Lei ha conosciuto Carmelo Bene?
«L’ho visto una sola volta, quella che basta a restare folgorati e soggiogati dal magnetismo di un genio. Un personaggio unico, coinvolgente, capace di essere con o contro se stesso. Lo intervistai, su indicazione di Angelo Guglielmi, per una trasmissione per Raitre. Avrebbe dovuto parlarmi di Joyce, era stato lui a deciderlo, ma al momento dell’intervista non voleva saperne, sicché un operatore, che lo conosceva bene gli versò un mezzo bicchiere di coca cola corretta, credo con del gin o della wodka, e Bene si “sbloccò” e fece un monologo intrascrivibile. Carmelo Bene è un personaggio magico che ha bisogno di Carmelo Bene. Trasformava il suo maledettismo in una recita di una forza strepitosa che solo lui aveva. L’ho incontrato solo una volta, ma quell’incontro non l’ho mai dimenticato».
Nel suo libro scrive “la nostra è una generazione di orfani incapaci di essere padri”…
«Sì: Io ho scritto una dozzina di libri, ma né io né i miei compagni abbiamo aperto degli orizzonti. Nessuno di noi ha scritto Gli indifferenti o Ossi di seppia, opere basilari del Novecento. Abbiamo difeso con molto decoro la tradizione letteraria italiana.

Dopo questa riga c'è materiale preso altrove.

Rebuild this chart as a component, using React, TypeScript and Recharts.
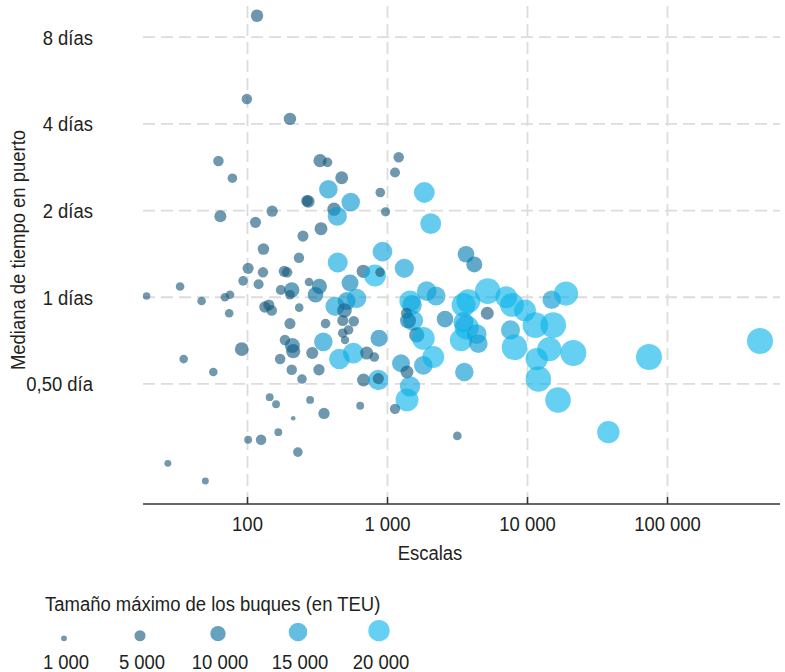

La mia è una generazione di consapevoli inconsapevoli epigoni di una grande tradizione di un grande Novecento, ma che non ha aperto né nella critica, né nella poesia, né nella narrazione nuovi orizzonti».
A volte si è detto preoccupato del cognome che porta: un padre come il suo lascia un’eredità pesante…
«Non solo. C’è un’importanza che io do alla vita di ogni uomo. Ogni uomo ha alle sue spalle un enorme capitale e lo deve saper spendere, e se ci si interroga a volte su come lo si è speso spesso si rimane turbati, si ha l’impressione di aver tradito se stessi».